**TASK BRIEF**
Reproduce all the material exactly, minus any pictures it holds.

--- start DATA LINES ---

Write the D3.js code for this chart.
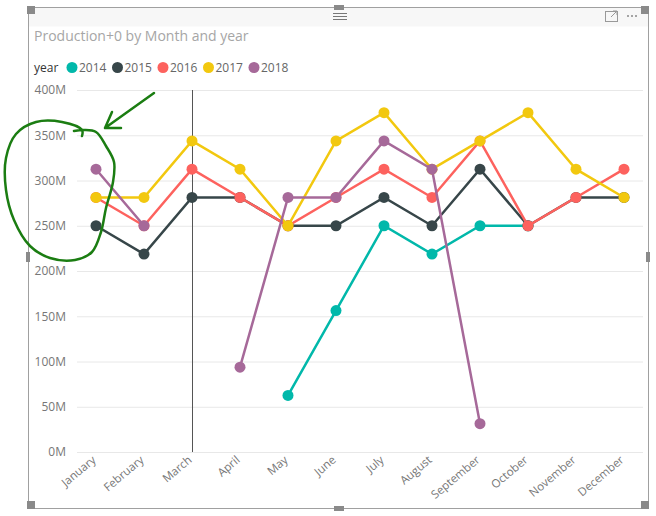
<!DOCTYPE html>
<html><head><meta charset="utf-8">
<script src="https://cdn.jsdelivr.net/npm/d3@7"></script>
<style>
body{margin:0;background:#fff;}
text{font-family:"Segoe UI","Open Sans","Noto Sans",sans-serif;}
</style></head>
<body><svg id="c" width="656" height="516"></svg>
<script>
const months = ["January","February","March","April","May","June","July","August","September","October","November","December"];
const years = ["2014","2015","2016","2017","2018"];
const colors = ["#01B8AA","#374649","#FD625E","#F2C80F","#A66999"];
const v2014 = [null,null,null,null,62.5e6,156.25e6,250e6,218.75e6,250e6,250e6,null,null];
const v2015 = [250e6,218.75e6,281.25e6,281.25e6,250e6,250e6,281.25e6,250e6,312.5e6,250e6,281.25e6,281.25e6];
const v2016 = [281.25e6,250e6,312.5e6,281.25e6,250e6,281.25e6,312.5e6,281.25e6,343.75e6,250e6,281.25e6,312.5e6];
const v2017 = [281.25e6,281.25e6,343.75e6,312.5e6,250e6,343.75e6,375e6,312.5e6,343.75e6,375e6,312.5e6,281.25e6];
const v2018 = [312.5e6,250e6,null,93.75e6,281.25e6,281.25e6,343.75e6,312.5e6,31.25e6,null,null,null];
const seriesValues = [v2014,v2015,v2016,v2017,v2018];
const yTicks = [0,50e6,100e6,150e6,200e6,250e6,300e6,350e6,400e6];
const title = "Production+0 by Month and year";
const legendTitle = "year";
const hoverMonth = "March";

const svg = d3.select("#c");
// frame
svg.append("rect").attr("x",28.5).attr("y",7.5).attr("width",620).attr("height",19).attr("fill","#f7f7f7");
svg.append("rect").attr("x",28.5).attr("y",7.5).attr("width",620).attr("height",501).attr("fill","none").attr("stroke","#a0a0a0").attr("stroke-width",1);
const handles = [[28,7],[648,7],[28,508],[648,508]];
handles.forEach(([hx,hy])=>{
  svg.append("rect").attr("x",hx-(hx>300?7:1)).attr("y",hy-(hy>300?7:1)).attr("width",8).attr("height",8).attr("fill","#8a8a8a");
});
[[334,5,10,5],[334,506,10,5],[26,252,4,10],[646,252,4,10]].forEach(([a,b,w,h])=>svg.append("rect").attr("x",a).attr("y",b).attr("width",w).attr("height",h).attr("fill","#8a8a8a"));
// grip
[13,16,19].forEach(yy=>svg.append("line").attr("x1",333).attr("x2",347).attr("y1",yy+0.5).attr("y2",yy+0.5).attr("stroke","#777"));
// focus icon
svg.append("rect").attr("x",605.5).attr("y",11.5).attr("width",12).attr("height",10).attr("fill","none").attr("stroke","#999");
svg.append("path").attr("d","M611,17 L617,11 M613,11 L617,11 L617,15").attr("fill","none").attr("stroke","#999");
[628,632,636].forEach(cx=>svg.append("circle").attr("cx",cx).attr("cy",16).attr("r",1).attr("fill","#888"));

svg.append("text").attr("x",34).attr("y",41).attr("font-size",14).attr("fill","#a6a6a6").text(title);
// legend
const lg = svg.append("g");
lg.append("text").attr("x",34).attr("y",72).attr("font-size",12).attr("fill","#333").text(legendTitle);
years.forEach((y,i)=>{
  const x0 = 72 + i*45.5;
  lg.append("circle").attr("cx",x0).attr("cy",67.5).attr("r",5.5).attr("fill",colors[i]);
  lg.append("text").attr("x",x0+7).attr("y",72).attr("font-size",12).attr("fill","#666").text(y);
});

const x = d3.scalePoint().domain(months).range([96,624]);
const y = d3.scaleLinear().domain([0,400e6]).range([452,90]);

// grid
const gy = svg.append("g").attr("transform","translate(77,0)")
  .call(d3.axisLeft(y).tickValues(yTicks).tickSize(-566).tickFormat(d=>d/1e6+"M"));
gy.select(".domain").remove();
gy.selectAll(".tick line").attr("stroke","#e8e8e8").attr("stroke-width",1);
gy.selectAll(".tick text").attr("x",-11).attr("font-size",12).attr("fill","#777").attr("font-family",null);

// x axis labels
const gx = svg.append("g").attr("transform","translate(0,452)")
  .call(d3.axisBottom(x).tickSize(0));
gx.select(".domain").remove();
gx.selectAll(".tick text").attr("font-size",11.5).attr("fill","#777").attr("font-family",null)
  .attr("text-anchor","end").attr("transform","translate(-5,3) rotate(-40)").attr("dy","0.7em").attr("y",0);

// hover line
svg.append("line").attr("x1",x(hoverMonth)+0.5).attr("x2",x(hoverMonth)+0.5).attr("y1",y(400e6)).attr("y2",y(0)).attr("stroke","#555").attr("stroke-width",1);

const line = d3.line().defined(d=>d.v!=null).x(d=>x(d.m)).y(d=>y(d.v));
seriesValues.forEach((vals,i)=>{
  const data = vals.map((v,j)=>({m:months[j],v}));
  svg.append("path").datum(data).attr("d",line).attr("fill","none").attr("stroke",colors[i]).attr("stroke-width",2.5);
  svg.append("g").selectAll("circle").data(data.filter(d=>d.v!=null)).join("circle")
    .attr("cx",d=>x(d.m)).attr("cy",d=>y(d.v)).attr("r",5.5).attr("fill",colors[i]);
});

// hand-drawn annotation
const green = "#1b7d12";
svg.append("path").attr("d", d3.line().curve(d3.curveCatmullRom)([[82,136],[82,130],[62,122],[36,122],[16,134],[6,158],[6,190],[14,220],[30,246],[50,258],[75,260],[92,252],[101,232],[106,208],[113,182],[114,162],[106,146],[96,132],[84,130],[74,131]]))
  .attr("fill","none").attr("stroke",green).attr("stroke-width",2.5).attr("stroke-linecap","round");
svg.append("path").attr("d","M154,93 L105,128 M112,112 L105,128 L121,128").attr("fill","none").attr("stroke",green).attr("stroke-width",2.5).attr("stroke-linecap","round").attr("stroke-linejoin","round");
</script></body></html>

--- end DATA LINES ---

**ANSWER**
Write the D3.js code for this chart.
<!DOCTYPE html>
<html><head><meta charset="utf-8">
<script src="https://cdn.jsdelivr.net/npm/d3@7"></script>
<style>
body{margin:0;background:#fff;}
text{font-family:"Segoe UI","Open Sans","Noto Sans",sans-serif;}
</style></head>
<body><svg id="c" width="656" height="516"></svg>
<script>
const months = ["January","February","March","April","May","June","July","August","September","October","November","December"];
const years = ["2014","2015","2016","2017","2018"];
const colors = ["#01B8AA","#374649","#FD625E","#F2C80F","#A66999"];
const v2014 = [null,null,null,null,62.5e6,156.25e6,250e6,218.75e6,250e6,250e6,null,null];
const v2015 = [250e6,218.75e6,281.25e6,281.25e6,250e6,250e6,281.25e6,250e6,312.5e6,250e6,281.25e6,281.25e6];
const v2016 = [281.25e6,250e6,312.5e6,281.25e6,250e6,281.25e6,312.5e6,281.25e6,343.75e6,250e6,281.25e6,312.5e6];
const v2017 = [281.25e6,281.25e6,343.75e6,312.5e6,250e6,343.75e6,375e6,312.5e6,343.75e6,375e6,312.5e6,281.25e6];
const v2018 = [312.5e6,250e6,null,93.75e6,281.25e6,281.25e6,343.75e6,312.5e6,31.25e6,null,null,null];
const seriesValues = [v2014,v2015,v2016,v2017,v2018];
const yTicks = [0,50e6,100e6,150e6,200e6,250e6,300e6,350e6,400e6];
const title = "Production+0 by Month and year";
const legendTitle = "year";
const hoverMonth = "March";

const svg = d3.select("#c");
// frame
svg.append("rect").attr("x",28.5).attr("y",7.5).attr("width",620).attr("height",19).attr("fill","#f7f7f7");
svg.append("rect").attr("x",28.5).attr("y",7.5).attr("width",620).attr("height",501).attr("fill","none").attr("stroke","#a0a0a0").attr("stroke-width",1);
const handles = [[28,7],[648,7],[28,508],[648,508]];
handles.forEach(([hx,hy])=>{
  svg.append("rect").attr("x",hx-(hx>300?7:1)).attr("y",hy-(hy>300?7:1)).attr("width",8).attr("height",8).attr("fill","#8a8a8a");
});
[[334,5,10,5],[334,506,10,5],[26,252,4,10],[646,252,4,10]].forEach(([a,b,w,h])=>svg.append("rect").attr("x",a).attr("y",b).attr("width",w).attr("height",h).attr("fill","#8a8a8a"));
// grip
[13,16,19].forEach(yy=>svg.append("line").attr("x1",333).attr("x2",347).attr("y1",yy+0.5).attr("y2",yy+0.5).attr("stroke","#777"));
// focus icon
svg.append("rect").attr("x",605.5).attr("y",11.5).attr("width",12).attr("height",10).attr("fill","none").attr("stroke","#999");
svg.append("path").attr("d","M611,17 L617,11 M613,11 L617,11 L617,15").attr("fill","none").attr("stroke","#999");
[628,632,636].forEach(cx=>svg.append("circle").attr("cx",cx).attr("cy",16).attr("r",1).attr("fill","#888"));

svg.append("text").attr("x",34).attr("y",41).attr("font-size",14).attr("fill","#a6a6a6").text(title);
// legend
const lg = svg.append("g");
lg.append("text").attr("x",34).attr("y",72).attr("font-size",12).attr("fill","#333").text(legendTitle);
years.forEach((y,i)=>{
  const x0 = 72 + i*45.5;
  lg.append("circle").attr("cx",x0).attr("cy",67.5).attr("r",5.5).attr("fill",colors[i]);
  lg.append("text").attr("x",x0+7).attr("y",72).attr("font-size",12).attr("fill","#666").text(y);
});

const x = d3.scalePoint().domain(months).range([96,624]);
const y = d3.scaleLinear().domain([0,400e6]).range([452,90]);

// grid
const gy = svg.append("g").attr("transform","translate(77,0)")
  .call(d3.axisLeft(y).tickValues(yTicks).tickSize(-566).tickFormat(d=>d/1e6+"M"));
gy.select(".domain").remove();
gy.selectAll(".tick line").attr("stroke","#e8e8e8").attr("stroke-width",1);
gy.selectAll(".tick text").attr("x",-11).attr("font-size",12).attr("fill","#777").attr("font-family",null);

// x axis labels
const gx = svg.append("g").attr("transform","translate(0,452)")
  .call(d3.axisBottom(x).tickSize(0));
gx.select(".domain").remove();
gx.selectAll(".tick text").attr("font-size",11.5).attr("fill","#777").attr("font-family",null)
  .attr("text-anchor","end").attr("transform","translate(-5,3) rotate(-40)").attr("dy","0.7em").attr("y",0);

// hover line
svg.append("line").attr("x1",x(hoverMonth)+0.5).attr("x2",x(hoverMonth)+0.5).attr("y1",y(400e6)).attr("y2",y(0)).attr("stroke","#555").attr("stroke-width",1);

const line = d3.line().defined(d=>d.v!=null).x(d=>x(d.m)).y(d=>y(d.v));
seriesValues.forEach((vals,i)=>{
  const data = vals.map((v,j)=>({m:months[j],v}));
  svg.append("path").datum(data).attr("d",line).attr("fill","none").attr("stroke",colors[i]).attr("stroke-width",2.5);
  svg.append("g").selectAll("circle").data(data.filter(d=>d.v!=null)).join("circle")
    .attr("cx",d=>x(d.m)).attr("cy",d=>y(d.v)).attr("r",5.5).attr("fill",colors[i]);
});

// hand-drawn annotation
const green = "#1b7d12";
svg.append("path").attr("d", d3.line().curve(d3.curveCatmullRom)([[82,136],[82,130],[62,122],[36,122],[16,134],[6,158],[6,190],[14,220],[30,246],[50,258],[75,260],[92,252],[101,232],[106,208],[113,182],[114,162],[106,146],[96,132],[84,130],[74,131]]))
  .attr("fill","none").attr("stroke",green).attr("stroke-width",2.5).attr("stroke-linecap","round");
svg.append("path").attr("d","M154,93 L105,128 M112,112 L105,128 L121,128").attr("fill","none").attr("stroke",green).attr("stroke-width",2.5).attr("stroke-linecap","round").attr("stroke-linejoin","round");
</script></body></html>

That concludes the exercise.